William Lane Craig disses Stephen Law, Cites Irrefutable Evidence for Jesus ›

A while back I wondered why atheists got so heated up about the historical existence of Jesus, even though none of us agree that the man was divine.  That was dumb of me; I should have realized that the existence of even a fully human Jesus would somehow buttress the Christian contention that he was the son of God, born of a virgin, resurrected, and so on. To that end, I suppose it’s meet that we apply the appropriate skepticism to whether there was a real Jesus around whom the miracle stories accreted.  That, of course, is what the argument between Bart Ehrman and Richard Carrier is about.

Reader Justicar called my attention to the fact that the faithful are already appropriating Ehrman’s conclusions in support of their theology.
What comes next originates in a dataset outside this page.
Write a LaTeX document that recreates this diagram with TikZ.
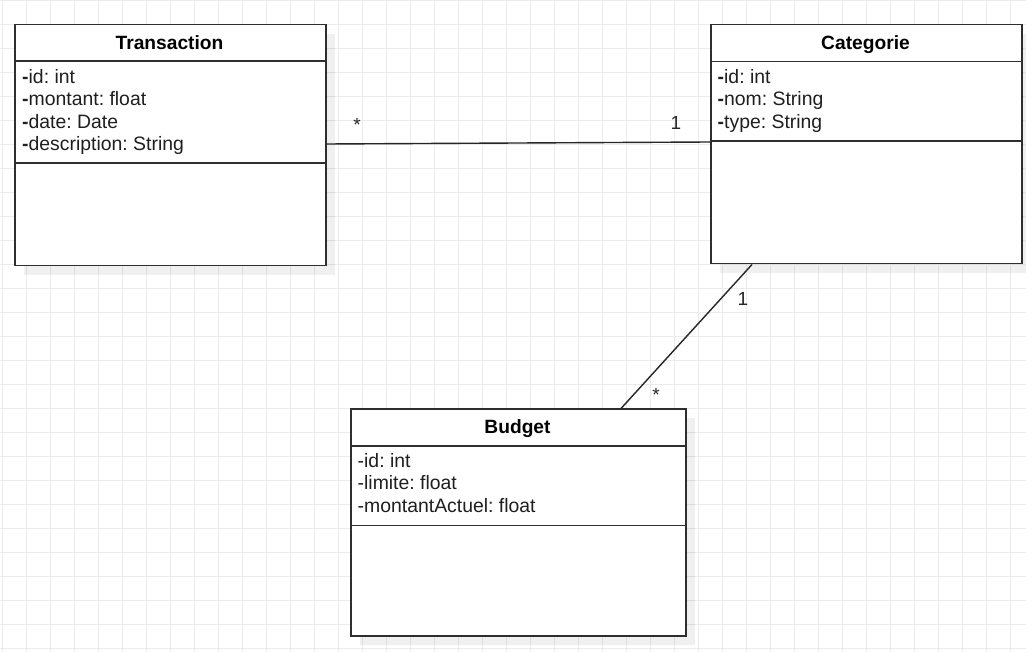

Ehrman, of course, believes that there was a historical Jesus, even though that rabbi was neither divine nor a wonder-worker.  But it doesn’t matter, as we can see in a piece by theologian/debater William Lane Craig, responding to Stephan Law’s piece, “Evidence, miracles, and the existence of Jesus,” which I discussed yesterday.

On Craig’s blog, Reasonable Faith (what an oxymoronic title!) he pats Ehrman on the back and then goes after Law’s call for caution in accepting even a historical Jesus in an essay called “Stephen Law on the non-existence of Jesus of Nazareth.”